Third, while I have a pretty good figure, I appreciate, and have for years, the trimming/slimming effect of my control-top pantyhose. I don’t need Spanx; Hanes Control Top works just fine.
Fourth, stockings help to keep the legs warm in the cool and cold seasons and in the air-conditioned environs that can produce a crop of goose-pimples.
Finally, I am a member of a conservative profession that has long been less than welcoming to women. I entered it decades ago when a female would be almost automatically assumed to be support personel rather than the professional. Dressing to and for the job, including the suits, the stockings and the professional footwear, was and still is the way to encourage clients and counterparts to take and treat one as a peer.
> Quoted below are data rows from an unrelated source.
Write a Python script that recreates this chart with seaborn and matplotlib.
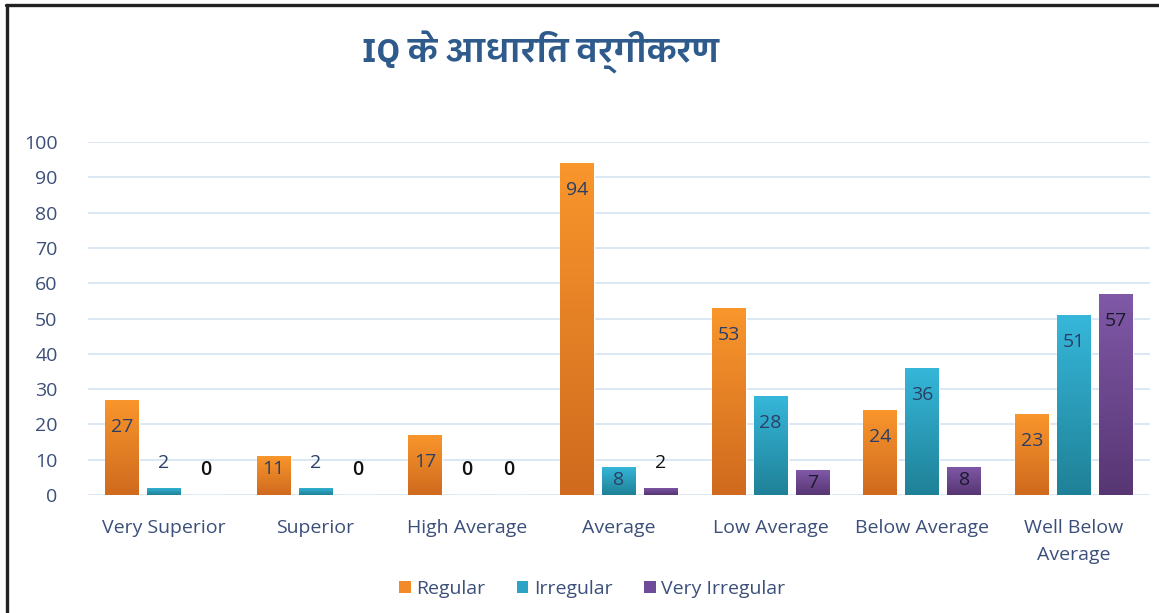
import numpy as np
import pandas as pd
import matplotlib
matplotlib.use('Agg')
import matplotlib.pyplot as plt
from matplotlib import font_manager
from matplotlib.ft2font import FT2Font
from matplotlib.colors import LinearSegmentedColormap
from matplotlib.lines import Line2D
from matplotlib.patches import Patch
import seaborn as sns

# data
categories = ['Very Superior', 'Superior', 'High Average', 'Average',
              'Low Average', 'Below Average', 'Well Below\nAverage']
series = ['Regular', 'Irregular', 'Very Irregular']
regular = [27, 11, 17, 94, 53, 24, 23]
irregular = [2, 2, 0, 8, 28, 36, 51]
very_irregular = [0, 0, 0, 2, 7, 8, 57]
yticks = list(range(0, 101, 10))
title = 'IQ के आधारित वर्गीकरण'

# colours: legend / gradient top / gradient bottom / label
colors = {'Regular': ('#F28A2A', '#F9962C', '#CF6A1E', '#2B3F66'),
          'Irregular': ('#2AA3C4', '#36B7DA', '#1F8197', '#2B3F66'),
          'Very Irregular': ('#6E4C9A', '#8059A8', '#573673', '#1A1A2A')}
text_col = '#3B4F7A'


def find_devanagari_font():
    # any installed font with Devanagari glyphs, sans / non-mono preferred
    found = []
    for f in font_manager.fontManager.ttflist:
        try:
            if 0x0915 in FT2Font(f.fname).get_charmap():
                found.append(f)
        except Exception:
            pass
    if not found:
        return None

    def score(f):
        n = f.name.lower()
        s = 0
        if 'mono' in n or 'code' in n:
            s -= 4
        if 'sans' in n:
            s += 2
        if 'serif' in n and 'sans' not in n:
            s -= 1
        if f.weight in ('bold', 700):
            s += 1
        return s

    return max(found, key=score).name


sns.set_theme(style='white')
plt.rcParams['font.family'] = ['Open Sans', 'DejaVu Sans']
deva = find_devanagari_font()
title_family = ([deva] if deva else []) + ['Open Sans', 'DejaVu Sans']

df = pd.DataFrame({
    'category': categories * 3,
    'series': [s for s in series for _ in categories],
    'value': regular + irregular + very_irregular,
})

fig = plt.figure(figsize=(11.59, 6.13), dpi=100)
ax = fig.add_axes([0.076, 0.1925, 0.916, 0.5755])

sns.barplot(data=df, x='category', y='value', hue='series', hue_order=series,
            order=categories, palette=[colors[s][0] for s in series],
            width=0.83, gap=0.19, legend=False, ax=ax, errorbar=None,
            saturation=1, zorder=2)

# gradient fill on each bar
for container, s in zip(ax.containers, series):
    cmap = LinearSegmentedColormap.from_list(s, [colors[s][2], colors[s][1]])
    for bar in container:
        h = bar.get_height()
        if h <= 0:
            continue
        x0 = bar.get_x()
        w = bar.get_width()
        grad = np.linspace(0, 1, 256).reshape(-1, 1)
        im = ax.imshow(grad, extent=[x0, x0 + w, 0, h], origin='lower',
                       aspect='auto', cmap=cmap, zorder=3)
        im.set_clip_path(bar)

# value labels
for container, s, vals in zip(ax.containers, series, [regular, irregular, very_irregular]):
    for bar, v in zip(container, vals):
        xc = bar.get_x() + bar.get_width() / 2
        weight = 'normal'
        if v >= 15:
            y, c = v - 7.6, colors[s][3]
        elif v >= 5:
            y, c = v - 3.7, colors[s][3]
        else:
            y = v + 7
            c = colors[s][3] if s == 'Irregular' and v > 0 else '#111111'
            if v == 0:
                weight = 'semibold'
        ax.text(xc, y, str(v), ha='center', va='center', fontsize=14,
                color=c, fontweight=weight, zorder=5)

ax.set_xlim(-0.5, len(categories) - 0.5)
ax.set_ylim(0, 100)
ax.set_yticks(yticks)
ax.set_xlabel('')
ax.set_ylabel('')
ax.yaxis.grid(True, color='#D9E5F3', lw=1.3, zorder=0)
ax.set_axisbelow(True)
for sp in ax.spines.values():
    sp.set_visible(False)
ax.tick_params(axis='y', length=0, pad=22, labelsize=14, labelcolor=text_col)
ax.tick_params(axis='x', length=0, pad=17, labelsize=14, labelcolor=text_col)
for lbl in ax.get_xticklabels():
    lbl.set_linespacing(1.65)

handles = [Patch(facecolor=colors[s][0], edgecolor='none', label=s) for s in series]
fig.legend(handles=handles, loc='center', bbox_to_anchor=(0.511, 0.039), ncol=3,
           frameon=False, fontsize=14, handlelength=0.6, handleheight=0.6,
           handletextpad=0.3, columnspacing=1.6, labelcolor=text_col)

fig.text(0.466, 0.915, title, ha='center', va='center', fontsize=24,
         fontweight='bold', color='#2F5A8C', family=title_family)

# frame lines of the original picture (top and left only)
fig.add_artist(Line2D([0.0055, 1.0], [0.9915, 0.9915], transform=fig.transFigure,
                      color='#222222', lw=2.4))
fig.add_artist(Line2D([0.0060, 0.0060], [0.0, 0.9915], transform=fig.transFigure,
                      color='#222222', lw=2.4))

fig.savefig('out.png', dpi=100)
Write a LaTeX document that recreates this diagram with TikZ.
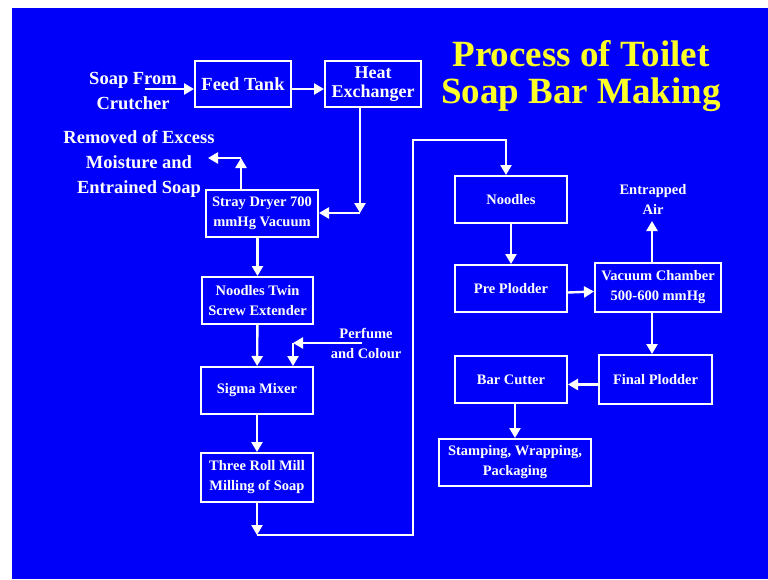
\documentclass[tikz,border=0pt]{standalone}
\usepackage{fontspec}
\setmainfont{Liberation Serif}
\usetikzlibrary{arrows.meta, calc}
\definecolor{slideblue}{RGB}{0, 0, 250}
\definecolor{titleyellow}{RGB}{255, 255, 40}

\begin{document}
\begin{tikzpicture}[x=1pt, y=-1pt,
  box/.style={draw=white, line width=2pt, text=white, align=center, inner sep=0pt,
    font=\fontsize{14.5}{20}\selectfont\bfseries, minimum width=112pt, minimum height=47pt},
  note/.style={text=white, align=center, inner sep=0pt, font=\fontsize{14.5}{20}\selectfont\bfseries},
  flow/.style={white, line width=2.4pt, -{Triangle[length=10pt, width=11pt]}}]

  % 背景
  \useasboundingbox (0,0) rectangle (768,579);
  \fill[slideblue] (12,8) rectangle (768,579);

  % 标题
  \node[titleyellow, align=center, inner sep=0pt, font=\fontsize{37}{37}\selectfont\bfseries]
    (title) at (581,76) {Process of Toilet\\Soap Bar Making};

  % 左侧流程
  \node[box, minimum width=96pt, minimum height=46pt, font=\fontsize{18.5}{22}\selectfont\bfseries]
    (feed) at (243,84) {Feed Tank};
  \node[box, minimum width=96pt, minimum height=46pt, font=\fontsize{18}{19}\selectfont\bfseries]
    (hx) at (373,84) {Heat\\Exchanger};
  \node[box] (dryer) at (262,213) {Stray Dryer 700\\mmHg Vacuum};
  \node[box, minimum width=111pt] (twin) at (257.5,300.5) {Noodles Twin\\Screw Extender};
  \node[box] (sigma) at (257,390.5) {Sigma Mixer};
  \node[box, minimum height=49pt] (mill) at (257,477.5) {Three Roll Mill\\Milling of Soap};

  % 右侧流程
  \node[box] (noodles) at (511,199.5) {Noodles};
  \node[box] (pre) at (511,288.5) {Pre Plodder};
  \node[box, minimum width=126pt, minimum height=49pt] (vac) at (658,287.5) {Vacuum Chamber\\500-600 mmHg};
  \node[box, minimum width=113pt, minimum height=49pt] (final) at (655.5,379.5) {Final Plodder};
  \node[box] (bar) at (511,379.5) {Bar Cutter};
  \node[box, minimum width=152pt] (stamp) at (515,462.5) {Stamping, Wrapping,\\Packaging};

  % 进出物料说明
  \node[note, font=\fontsize{18.5}{25}\selectfont\bfseries] (crutcher) at (133,91) {Soap From\\Crutcher};
  \node[note, font=\fontsize{18.5}{25}\selectfont\bfseries] (removed) at (139,164)
    {Removed of Excess\\Moisture and\\Entrained Soap};
  \node[note] (perfume) at (366,343.5) {Perfume\\and Colour};
  \node[note] (air) at (653,199) {Entrapped\\Air};

  % 转折点
  \coordinate (src) at (145,89);
  \coordinate (hxturn) at (360,213);
  \coordinate (vent) at (241,158);
  \coordinate (ventend) at (208,158);
  \coordinate (perf) at (362,343);
  \coordinate (perfturn) at (293,343);
  \coordinate (loopA) at (257,535);
  \coordinate (loopB) at (413,140);
  \coordinate (airout) at (652,221);

  % 左侧连线
  \draw[flow] (src) -- (src -| feed.west);
  \draw[flow] (feed.east |- src) -- (hx.west |- src);
  \draw[flow] (hx.south -| hxturn) -- (hxturn);
  \draw[flow] (hxturn) -- (dryer.east |- hxturn);
  \draw[flow] (dryer.north -| vent) -- (vent);
  \draw[flow] (vent) -- (ventend);
  \draw[flow] (dryer.south -| twin.north) -- (twin.north);
  \draw[flow] (twin) -- (sigma);
  \draw[flow] (perf) -- (perfturn);
  \draw[flow] (perfturn) -- (sigma.north -| perfturn);
  \draw[flow] (sigma) -- (mill);
  \draw[flow] (mill.south) -- (loopA);

  % 回路到右侧
  \draw[flow] (loopA) -| (loopB) -| ([xshift=-5pt]noodles.north);

  % 右侧连线
  \draw[flow] (noodles) -- (pre);
  \draw[flow] ([yshift=-4pt]pre.east) -- ([yshift=-4pt]vac.west);
  \draw[flow] (vac.north -| airout) -- (airout);
  \draw[flow] ([xshift=-6pt]vac.south) -- ([xshift=-6pt]vac.south |- final.north);
  \draw[flow] ([yshift=-5pt]final.west) -- ([yshift=-5pt]bar.east);
  \draw[flow] (bar.south -| stamp.north) -- (stamp.north);
\end{tikzpicture}
\end{document}
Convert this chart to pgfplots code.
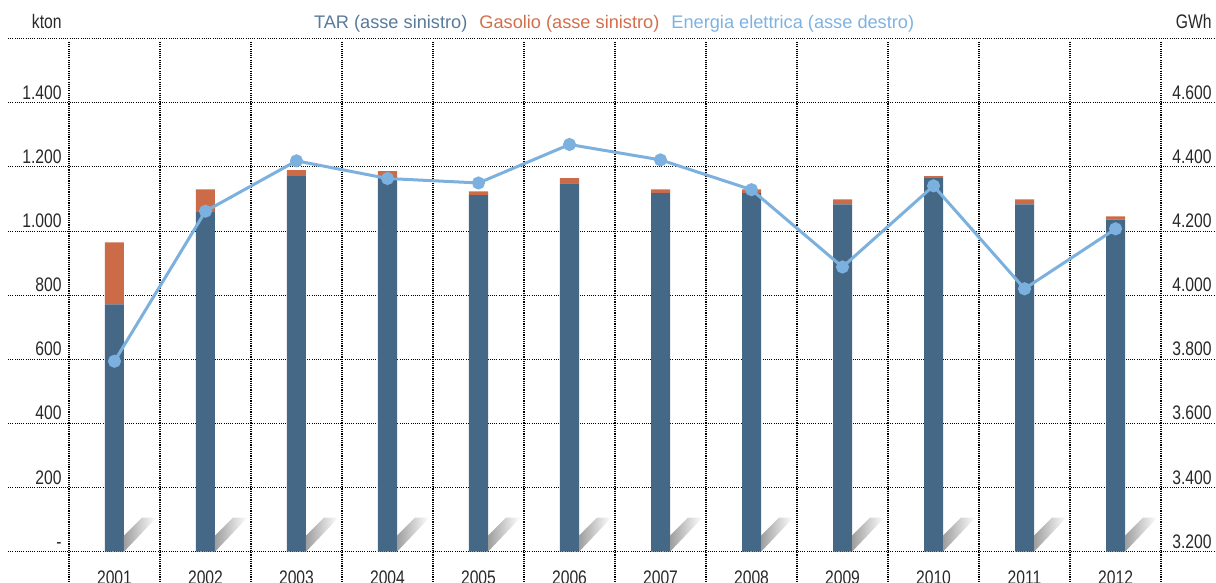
\documentclass[border=0pt]{standalone}
\usepackage{pgfplots}
\pgfplotsset{compat=1.18}
\usepackage{fontspec}
\setmainfont{Liberation Sans}[FakeStretch=0.8]
\newfontfamily\legfont{Liberation Sans}
\definecolor{tar}{RGB}{70,104,135}
\definecolor{gas}{RGB}{203,107,71}
\definecolor{ele}{RGB}{124,176,222}
\definecolor{tarleg}{RGB}{88,122,155}
\definecolor{gasleg}{RGB}{210,110,75}
\definecolor{eleleg}{RGB}{125,178,225}
\definecolor{txt}{RGB}{40,40,40}
\tikzset{griddot/.style={black, line width=0.55pt, dash pattern=on 0.55pt off 0.55pt}}
\newcommand\lbl{\fontsize{9.8pt}{11pt}\selectfont}

\begin{document}
\begin{tikzpicture}
\useasboundingbox (-4pt,-15.65pt) rectangle (604pt,275.85pt);
% asse sinistro: kton
\begin{axis}[
    scale only axis, width=604pt, height=256.5pt,
    xmin=-1.170, xmax=12.104, ymin=0, ymax=1600,
    axis line style={draw=none}, tick style={draw=none},
    ybar stacked, bar width=0.209,
    ytick={0,200,...,1600},
    yticklabels={-,200,400,600,800,1.000,1.200,1.400,},
    ymajorgrids, major grid style={griddot},
    xtick={0,...,11},
    xticklabels={2001,2002,2003,2004,2005,2006,2007,2008,2009,2010,2011,2012},
    yticklabel style={anchor=base east, inner sep=0pt, xshift=27pt, yshift=1.75pt, font=\lbl, text=txt},
    xticklabel style={anchor=base, inner sep=0pt, yshift=-16.6pt, font=\lbl, text=txt},
    clip=false]
  % ombre decorative ai piedi delle barre
  \pgfplotsinvokeforeach{0,...,11}{
    \shade[left color=black!38, right color=white]
      (axis cs:{#1+0.1045},0) -- (axis cs:{#1+0.1045},50)
      -- (axis cs:{#1+0.302},106) -- (axis cs:{#1+0.46},106) -- cycle;
  }
  % separatori verticali tra gli anni
  \pgfplotsinvokeforeach{0,...,12}{
    \draw[griddot] (axis cs:{#1-0.5},1590) -- (axis cs:{#1-0.5},-120);
  }
  \addplot[fill=tar, draw=none] coordinates {
    (0,771) (1,1059) (2,1171) (3,1169) (4,1112) (5,1149)
    (6,1118) (7,1118) (8,1083) (9,1165) (10,1083) (11,1036)};
  \addplot[fill=gas, draw=none] coordinates {
    (0,194) (1,71) (2,19) (3,18) (4,12) (5,16)
    (6,12) (7,12) (8,16) (9,6) (10,16) (11,10)};
  \node[anchor=base east, inner sep=0pt, font=\lbl, text=txt] at (axis cs:-0.577,1633) {kton};
  \node[anchor=base, inner sep=0pt, font=\legfont\fontsize{9.1pt}{11pt}\selectfont] at (axis cs:5.49,1633)
    {\textcolor{tarleg}{TAR (asse sinistro)}\hspace{6pt}\textcolor{gasleg}{Gasolio (asse sinistro)}\hspace{6pt}\textcolor{eleleg}{Energia elettrica (asse destro)}};
\end{axis}
% asse destro: GWh
\begin{axis}[
    scale only axis, width=604pt, height=256.5pt,
    xmin=-1.170, xmax=12.104, ymin=3200, ymax=4800,
    axis line style={draw=none}, tick style={draw=none},
    xtick=\empty,
    ytick={3200,3400,...,4600},
    yticklabels={3.200,3.400,3.600,3.800,4.000,4.200,4.400,4.600},
    yticklabel pos=right,
    yticklabel style={anchor=base east, inner sep=0pt, xshift=-2pt, yshift=1.75pt, font=\lbl, text=txt},
    clip=false]
  \addplot[ele, line width=1.5pt, mark=*, mark size=2.5pt, mark options={fill=ele, draw=ele}] coordinates {
    (0,3794) (1,4262) (2,4419) (3,4364) (4,4350) (5,4470)
    (6,4422) (7,4329) (8,4088) (9,4341) (10,4020) (11,4207)};
  \node[anchor=base east, inner sep=0pt, font=\lbl, text=txt] at (axis cs:12.06,4833) {GWh};
\end{axis}
\end{tikzpicture}
\end{document}
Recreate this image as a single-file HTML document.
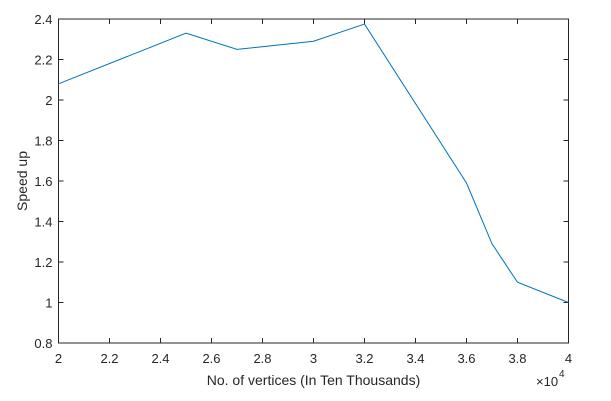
<!DOCTYPE html>
<html><head><meta charset="utf-8"><style>
body{margin:0;background:#fff;}
svg{display:block;font-family:"Liberation Sans",Arial,sans-serif;}
</style></head><body>
<svg id="chart" width="611" height="401" viewBox="0 0 611 401"></svg>
<script>
const xValues=[2.0,2.5,2.7,3.0,3.2,3.6,3.7,3.8,4.0];
const speedup=[2.08,2.33,2.25,2.29,2.375,1.59,1.29,1.10,1.0];
const xTicks=[2,2.2,2.4,2.6,2.8,3,3.2,3.4,3.6,3.8,4];
const yTicks=[0.8,1,1.2,1.4,1.6,1.8,2,2.2,2.4];
const L=58.5,R=568.5,T=19,B=343;
const sx=v=>L+(v-2)/(4-2)*(R-L);
const sy=v=>B-(v-0.8)/(2.4-0.8)*(B-T);
const svg=document.getElementById('chart');
const NS='http://www.w3.org/2000/svg';
function mk(t,a,p){const e=document.createElementNS(NS,t);for(const k in a)e.setAttribute(k,a[k]);(p||svg).appendChild(e);return e;}
let e;
e=mk('rect',{x:L,y:T,width:R-L,height:B-T,fill:'#fff',stroke:'#262626','stroke-width':1});


xTicks.forEach(v=>{const x=sx(v);
 mk('line',{x1:x,x2:x,y1:B,y2:B-5,stroke:'#262626'});
 mk('line',{x1:x,x2:x,y1:T,y2:T+5,stroke:'#262626'});
 e=mk('text',{x:x,y:B+20,'text-anchor':'middle','font-size':13,fill:'#262626'});e.textContent=String(v);
 
 
});
yTicks.forEach(v=>{const y=sy(v);
 mk('line',{x1:L,x2:L+5,y1:y,y2:y,stroke:'#262626'});
 mk('line',{x1:R,x2:R-5,y1:y,y2:y,stroke:'#262626'});
 e=mk('text',{x:L-6,y:y+5,'text-anchor':'end','font-size':13,fill:'#262626'});e.textContent=String(v);
 
 
});
e=mk('polyline',{points:xValues.map((v,i)=>sx(v)+','+sy(speedup[i])).join(' '),fill:'none',stroke:'#0072bd','stroke-width':1});


e=mk('text',{x:(L+R)/2,y:385,'text-anchor':'middle','font-size':14,fill:'#262626'});e.textContent='No. of vertices (In Ten Thousands)';


e=mk('text',{x:0,y:0,'text-anchor':'middle','font-size':14,fill:'#262626',transform:`translate(27,${(T+B)/2}) rotate(-90)`});e.textContent='Speed up';


e=mk('text',{x:536,y:386,'font-size':13,fill:'#262626'});e.textContent='×10';


e=mk('text',{x:559,y:377,'font-size':10,fill:'#262626'});e.textContent='4';


</script>
</body></html>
That’s just the way of it, and I don’t mind it as I’ve come to accept it.
Thus, I’m in the pantyhose camp to keep my feet from injury, to look polished and professional. Indeed, I’ll be on a Hanes run this Saturday.
Lisa 14 years ago
@ Lori. Well, given that I don’t wear low slung jeans (also embarrassing for long-waisted women, for the same reason as pantyhose) or skin-tight camisoles, I can’t be accused of inconsistency in logic.
beatrix 14 years ago
Wildflower has it right. Pantyhose are only dead to those who want them to be. Personally, I dislike the way they feel, and when it’s warm I’ll happily wear sandals with a “tea-length” skirt or capris to work without worrying about a few inches of skin. However, in the colder months, out come the Hanes or the tights, depending on the outfit. I love mixing up pants on some days with skirts and dresses on other days, but I work in a profession like NDC’s where a professional look matters and bare legs under an office-y outfit would be distracting in all the wrong ways. At least, MY bare legs would be — they are well-shaped, but the spider veins and uneven skin tone that come with maturity don’t need to be advertised.
Tanning is a poor idea as a pantyhose substitute. The smooth-skinned young ladies who use that approach (as I once did) will inevitably find themselves needing to cover up their prematurely-aged skin in a few years and wishing they’d protected it better.
girlbuffalo1 14 years ago
Pale is the new tan! I wear sun lotion every day and love skirts without tights/pantyhose! No need to sun-worship! It’s funny that back in the olden days to have a tan was bad as it meant you spent your time outside doing hard labor and then it was considered chic as it meant you could vacation in Monaco or whatever.